Eugenio Hidalgo, the one-time and now disgraced and imprisoned mayor of Andratx, was one of the unlucky ones. Unlucky because, though he engaged in widespread planning abuses and got sent to prison as a result, he might well have believed that, abuse or not, the chalet would eventually be given official reprieve or become sufficiently well established in terms of the years it had been built that it would no longer be the target for the bulldozers. After all, wasn't this how such things worked in Mallorca?

Had the chalet been anyone else's, it might well have been reprieved. But it wasn't anyone else's. It was Eugenio's. A further pound of flesh was required in addition to the jail sentence. It became ground-zero chalet in a revenge attack. The demolition was symbolic restitution for the destruction of public confidence through the chain reaction of what Eugenio hadn't bargained for: the actions of anti-corruption prosecutors newly emboldened and supported by the national attorney-general.
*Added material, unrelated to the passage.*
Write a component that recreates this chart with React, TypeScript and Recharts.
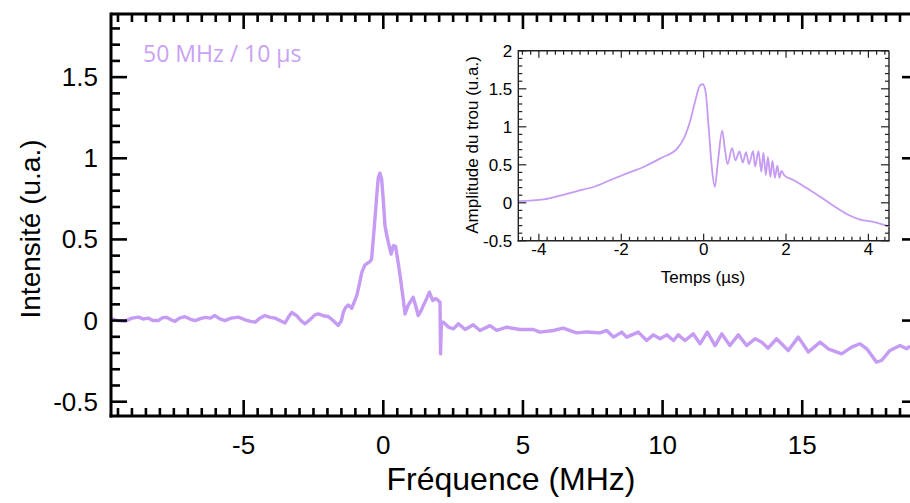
import React from 'react';
import { LineChart, Line, XAxis, YAxis, ReferenceLine } from 'recharts';

// ---- main spectrum (frequency in MHz, intensity in a.u.) ----
const freqMHz = [
  -9.72, -9.5, -9.25, -9.0, -8.77, -8.6, -8.41, -8.25, -8.06, -7.9, -7.76, -7.6, -7.46, -7.3, -7.1, -6.9,
  -6.74, -6.55, -6.38, -6.2, -6.03, -5.85, -5.67, -5.45, -5.19, -4.95, -4.75, -4.59, -4.42, -4.24, -4.05,
  -3.88, -3.7, -3.52, -3.4, -3.28, -3.1, -2.95, -2.8, -2.6, -2.45, -2.33, -2.15, -1.97, -1.8, -1.61, -1.5,
  -1.43, -1.35, -1.25, -1.13, -1.05, -0.95, -0.85, -0.77, -0.66, -0.55, -0.48, -0.42, -0.36, -0.3, -0.24,
  -0.18, -0.12, -0.06, 0.0, 0.06, 0.12, 0.18, 0.28, 0.36, 0.44, 0.52, 0.6, 0.7, 0.78, 0.88, 0.96, 1.07,
  1.16, 1.25, 1.35, 1.43, 1.55, 1.65, 1.77, 1.85, 1.91, 2.03, 2.05, 2.08, 2.15, 2.33, 2.51, 2.69, 2.93,
  3.22, 3.46, 3.82, 4.06, 4.42, 4.89, 5.37, 5.61, 6.09, 6.44, 6.92, 7.28, 7.76, 8.0, 8.24, 8.54, 8.71,
  9.13, 9.43, 9.67, 9.91, 10.15, 10.39, 10.56, 10.8, 11.1, 11.34, 11.6, 11.88, 12.12, 12.41, 12.71, 13.01,
  13.31, 13.55, 13.78, 14.08, 14.5, 14.86, 15.22, 15.64, 15.93, 16.41, 16.77, 17.07, 17.31, 17.66, 17.84,
  18.14, 18.5, 18.74, 18.86,
];
const intensity = [
  0.01, 0.0, -0.005, 0.015, 0.021, 0.01, 0.015, 0.0, 0.0, 0.018, 0.02, 0.005, -0.005, 0.015, 0.024, 0.008,
  0.0, 0.012, 0.02, 0.015, 0.031, 0.01, 0.0, 0.015, 0.021, 0.005, -0.005, -0.01, 0.015, 0.031, 0.02,
  0.015, 0.0, -0.015, 0.02, 0.05, 0.03, 0.0, -0.02, 0.01, 0.035, 0.041, 0.03, 0.025, 0.0, -0.03, 0.0,
  0.052, 0.08, 0.096, 0.075, 0.11, 0.154, 0.23, 0.297, 0.342, 0.355, 0.363, 0.379, 0.5, 0.625, 0.76,
  0.881, 0.908, 0.871, 0.74, 0.584, 0.53, 0.482, 0.41, 0.461, 0.457, 0.37, 0.277, 0.15, 0.041, 0.09, 0.113, 0.144,
  0.09, 0.031, 0.06, 0.092, 0.135, 0.175, 0.123, 0.135, 0.133, 0.113, -0.205, -0.01, -0.01, -0.04, -0.051, -0.02, -0.055,
  -0.026, -0.061, -0.031, -0.06, -0.041, -0.055, -0.055, -0.071, -0.061, -0.047, -0.076, -0.07, -0.076, -0.061, -0.102, -0.071, -0.102,
  -0.071, -0.123, -0.088, -0.112, -0.088, -0.123, -0.088, -0.123, -0.082, -0.143, -0.071, -0.154, -0.082, -0.154, -0.088, -0.154,
  -0.112, -0.133, -0.17, -0.112, -0.184, -0.102, -0.194, -0.133, -0.174, -0.205, -0.164, -0.143, -0.174, -0.256, -0.246,
  -0.184, -0.154, -0.174, -0.157,
];

// ---- inset: hole amplitude vs time (µs) ----
const timeUs = [
  -4.5, -3.88, -3.47, -3.07, -2.66, -2.26, -1.86, -1.45, -1.05, -0.64, -0.48, -0.32, -0.2, -0.08, -0.02,
  0.05, 0.12, 0.2, 0.27, 0.35, 0.45, 0.51, 0.58, 0.69, 0.77, 0.87, 0.95, 1.03, 1.1, 1.2, 1.25, 1.33, 1.4,
  1.45, 1.51, 1.56, 1.62, 1.67, 1.73, 1.79, 1.84, 1.89, 1.96, 2.18, 2.51, 2.83, 3.15, 3.48, 3.8, 4.12, 4.5,
];
const holeAmp = [
  0.022, 0.045, 0.097, 0.154, 0.211, 0.3, 0.387, 0.475, 0.585, 0.717, 0.848, 1.09, 1.35, 1.55, 1.56,
  1.45, 1.0, 0.46, 0.21, 0.56, 0.95, 0.73, 0.51, 0.72, 0.56, 0.675, 0.53, 0.665, 0.51, 0.68, 0.475, 0.68, 0.41,
  0.66, 0.365, 0.605, 0.34, 0.55, 0.33, 0.49, 0.33, 0.42, 0.36, 0.3, 0.19, 0.08, -0.04, -0.15, -0.22, -0.25, -0.31,
];

// ---- tick labels ----
const mainXLabels = [-5, 0, 5, 10, 15];
const mainYLabels = [-0.5, 0, 0.5, 1, 1.5];
const insetXLabels = [-4, -2, 0, 2, 4];
const insetYLabels = [-0.5, 0, 0.5, 1, 1.5, 2];

const mainData = freqMHz.map((f, i) => ({ f, v: intensity[i] }));
const insetData = timeUs.map((t, i) => ({ t, v: holeAmp[i] }));

const steps = (from: number, to: number, step: number) => {
  const out: number[] = [];
  const n = Math.round((to - from) / step);
  for (let i = 0; i <= n; i++) out.push(+(from + i * step).toFixed(4));
  return out;
};
const isMult = (v: number, m: number) => Math.abs(v / m - Math.round(v / m)) < 1e-6;

const LINE = '#c59bf4';
const FONT = '"Liberation Sans", Arial, sans-serif';

type TopCfg = {
  values: number[];
  major: number;
  majorLen: number;
  minorLen: number;
  y0: number; // top frame position
  x0: number; // plot left
  x1: number; // plot right
  d0: number; // x domain
  d1: number;
};

type TickCfg = {
  side: 'bottom' | 'left';
  major: number;
  majorLen: number;
  minorLen: number;
  sw: number;
  stroke: string;
  labels?: number[];
  fontSize?: number;
  offset?: number;
  dy?: number;
  mirrorAt?: number;
  mirrorMajorLen?: number;
  mirrorMinorLen?: number;
  top?: TopCfg; // drawn once, together with the y = 0 tick
};

const makeTick = (c: TickCfg) => (p: any) => {
  const { x, y, payload } = p;
  const v = payload.value as number;
  const isMajor = isMult(v, c.major);
  const len = isMajor ? c.majorLen : c.minorLen;
  const lines: any[] = [];
  let topPath: any = null;
  if (c.side === 'bottom') {
    if (len > 0) lines.push(<line key="a" x1={x} x2={x} y1={y} y2={y - len} />);
  } else {
    if (len > 0) lines.push(<line key="a" x1={x} x2={x + len} y1={y} y2={y} />);
    const mlen = isMajor ? c.mirrorMajorLen || 0 : c.mirrorMinorLen || 0;
    if (c.mirrorAt !== undefined && mlen > 0)
      lines.push(<line key="b" x1={c.mirrorAt} x2={c.mirrorAt - mlen} y1={y} y2={y} />);
    const t = c.top;
    if (t && Math.abs(v) < 1e-6) {
      const d = t.values
        .map((xv) => {
          const px = t.x0 + ((xv - t.d0) / (t.d1 - t.d0)) * (t.x1 - t.x0);
          const l = isMult(xv, t.major) ? t.majorLen : t.minorLen;
          return `M${px.toFixed(2)} ${t.y0}V${(t.y0 + l).toFixed(2)}`;
        })
        .join('');
      topPath = <path d={d} fill="none" stroke={c.stroke} strokeWidth={c.sw} />;
    }
  }
  let label: any = null;
  if (c.labels && isMajor && c.labels.some((l) => Math.abs(l - v) < 1e-6)) {
    label =
      c.side === 'bottom' ? (
        <text x={x} y={y + (c.offset || 0)} textAnchor="middle" fontSize={c.fontSize} fontFamily={FONT} fill="#000" stroke="none">
          {String(v)}
        </text>
      ) : (
        <text x={x - (c.offset || 0)} y={y + (c.dy || 0)} textAnchor="end" fontSize={c.fontSize} fontFamily={FONT} fill="#000" stroke="none">
          {String(v)}
        </text>
      );
  }
  return (
    <g stroke={c.stroke} strokeWidth={c.sw}>
      {lines}
      {topPath}
      {label}
    </g>
  );
};

const mainXTicks = steps(-9.5, 18.5, 0.5);
const mainYTicks = steps(-0.5, 1.8, 0.1);
const insetXTicks = steps(-4.4, 4.4, 0.2);
const insetYTicks = steps(-0.5, 2.0, 0.1);

const X_DOM: [number, number] = [-9.75, 18.93];
const Y_DOM: [number, number] = [-0.588, 1.889];
const IX_DOM: [number, number] = [-4.5, 4.5];
const IY_DOM: [number, number] = [-0.5, 2];

const frame = { stroke: '#000', strokeWidth: 3, strokeLinecap: 'square' as const };
const iframe = { stroke: '#222', strokeWidth: 1.4, strokeLinecap: 'square' as const };

export default function App() {
  return (
    <div style={{ position: 'absolute', left: 0, top: 0, width: 910, height: 503, overflow: 'hidden', background: '#fff' }}>
      <div style={{ position: 'absolute', left: 0, top: 0 }}>
        <LineChart width={914} height={503} data={mainData} margin={{ top: 14, right: 2, bottom: 0, left: 0 }}>
          <XAxis
            dataKey="f"
            type="number"
            xAxisId="b"
            orientation="bottom"
            domain={X_DOM}
            allowDataOverflow
            ticks={mainXTicks}
            interval={0}
            height={87}
            tickSize={0}
            tickMargin={0}
            axisLine={frame}
            tickLine={false}
            tick={makeTick({
              side: 'bottom', major: 5, majorLen: 16, minorLen: 8, sw: 2.6, stroke: '#000',
              labels: mainXLabels, fontSize: 26, offset: 38,
            })}
          />
          <YAxis
            type="number"
            yAxisId="l"
            orientation="left"
            domain={Y_DOM}
            allowDataOverflow
            ticks={mainYTicks}
            interval={0}
            width={111}
            tickSize={0}
            tickMargin={0}
            axisLine={frame}
            tickLine={false}
            tick={makeTick({
              side: 'left', major: 0.5, majorLen: 16, minorLen: 9, sw: 2.6, stroke: '#000',
              labels: mainYLabels, fontSize: 26, offset: 13, dy: 9,
              mirrorAt: 912, mirrorMajorLen: 10, mirrorMinorLen: 0,
              top: {
                values: mainXTicks, major: 5, majorLen: 15, minorLen: 8,
                y0: 14, x0: 111, x1: 912, d0: X_DOM[0], d1: X_DOM[1],
              },
            })}
          />
          <ReferenceLine xAxisId="b" yAxisId="l" y={Y_DOM[1]} ifOverflow="visible" stroke="#000" strokeWidth={3} />
          <Line
            xAxisId="b"
            yAxisId="l"
            dataKey="v"
            type="linear"
            stroke={LINE}
            strokeWidth={3.4}
            strokeLinejoin="round"
            dot={false}
            isAnimationActive={false}
          />
          <text x={143} y={62} fontSize={23} fontFamily='"Open Sans", sans-serif' fill="#c9a2f5">
            50 MHz / 10 µs
          </text>
          <text x={511} y={490} textAnchor="middle" fontSize={32} fontFamily={FONT} fill="#000">
            Fréquence (MHz)
          </text>
          <text
            x={40}
            y={229}
            textAnchor="middle"
            fontSize={28}
            fontFamily={FONT}
            fill="#000"
            transform="rotate(-90 40 229)"
          >
            Intensité (u.a.)
          </text>
        </LineChart>
      </div>

      <div style={{ position: 'absolute', left: 440, top: 30 }}>
        <LineChart width={470} height={260} data={insetData} margin={{ top: 20.8, right: 21, bottom: 0, left: 0 }}>
          <XAxis
            dataKey="t"
            type="number"
            xAxisId="b"
            orientation="bottom"
            domain={IX_DOM}
            allowDataOverflow
            ticks={insetXTicks}
            interval={0}
            height={49.2}
            tickSize={0}
            tickMargin={0}
            axisLine={iframe}
            tickLine={false}
            tick={makeTick({
              side: 'bottom', major: 2, majorLen: 7, minorLen: 4, sw: 1.2, stroke: '#222',
              labels: insetXLabels, fontSize: 17, offset: 14,
            })}
          />
          <YAxis
            type="number"
            yAxisId="l"
            orientation="left"
            domain={IY_DOM}
            allowDataOverflow
            ticks={insetYTicks}
            interval={0}
            width={78.3}
            tickSize={0}
            tickMargin={0}
            axisLine={iframe}
            tickLine={false}
            tick={makeTick({
              side: 'left', major: 0.5, majorLen: 8, minorLen: 4, sw: 1.2, stroke: '#222',
              labels: insetYLabels, fontSize: 17, offset: 6, dy: 6,
              mirrorAt: 449, mirrorMajorLen: 8, mirrorMinorLen: 4,
              top: {
                values: insetXTicks, major: 2, majorLen: 7, minorLen: 4,
                y0: 20.8, x0: 78.3, x1: 449, d0: IX_DOM[0], d1: IX_DOM[1],
              },
            })}
          />
          <ReferenceLine xAxisId="b" yAxisId="l" y={IY_DOM[1]} ifOverflow="visible" stroke="#222" strokeWidth={1.4} />
          <ReferenceLine xAxisId="b" yAxisId="l" x={IX_DOM[1]} ifOverflow="visible" stroke="#222" strokeWidth={1.4} />
          <Line
            xAxisId="b"
            yAxisId="l"
            dataKey="v"
            type="monotone"
            stroke={LINE}
            strokeWidth={1.8}
            dot={false}
            isAnimationActive={false}
          />
          <text x={263} y={253} textAnchor="middle" fontSize={17} fontFamily={FONT} fill="#000">
            Temps (µs)
          </text>
          <text
            x={37.7}
            y={115}
            textAnchor="middle"
            fontSize={17}
            fontFamily={FONT}
            fill="#000"
            transform="rotate(-90 37.7 115)"
          >
            Amplitude du trou (u.a.)
          </text>
        </LineChart>
      </div>
    </div>
  );
}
Matas, Munar, Ordinas, Nadal, Buils, many more have been burned by the firestorm that the prosecutors unleashed. And it was one whose source can be localised to protected land in Andratx. Ground zero.

Llorenç Suau is a mayoral descendant of Eugenio's. The current mayor of Andratx, he won't be re-standing. In October last year, Llorenç and two former mayors, Isabel Alemany and Francesc Femenias, were indicted to declare "in quality" by a Palma court looking into supposed irregularities surrounding the licence for developing car parking in Sant Elm, which just so happens to be the property of the Alemany family. Though not accused, Suau has opted against re-election as he supports the stance of his party, the PP, on not having candidates caught up in legal proceedings. He reckons, though, that whereas the presumption of innocence is a right for all citizens, it doesn't apply to politicians. There is now a presumption of guilt. And, sadly and generally speaking, he is right; sadly because it shouldn't be so and generally speaking because, notwithstanding attempts to clean up local politics, the public wants to believe in political crookedness.

For Llorenç, the problem is that there is someone whose guilt was proven. Eugenio's. Hidalgo is the cross that Andratx mayors have to bear. Llorenç knows this. Innocent or not innocent, the public smell urban planning indiscretions - real or not real - as acutely as they detect the burning of forest land. Their senses have been heightened by the Hidalgo-fallout and Tramuntana firestorms.

Elsewhere, and even with rules laid down by the PP regarding candidates, mayors are not as prepared as Llorenç to sacrifice themselves. Tomeu Cifre in Pollensa is one. Local rather than general party rules appear to apply to him. He has not been charged with any criminal offence, thus he can re-stand and, it should be noted, court documentation in respect of one accusation against him appears not to have been forthcoming from his accuser.

But perhaps mud sticks, regardless. Eugenio didn't build a house of corruption for mayors; it was there before him. What he did build, though, was an enduring edifice of perception, proven in and reinforced by the courts, that will not shift from public sight. Innocence, guilt. Who would be a mayor?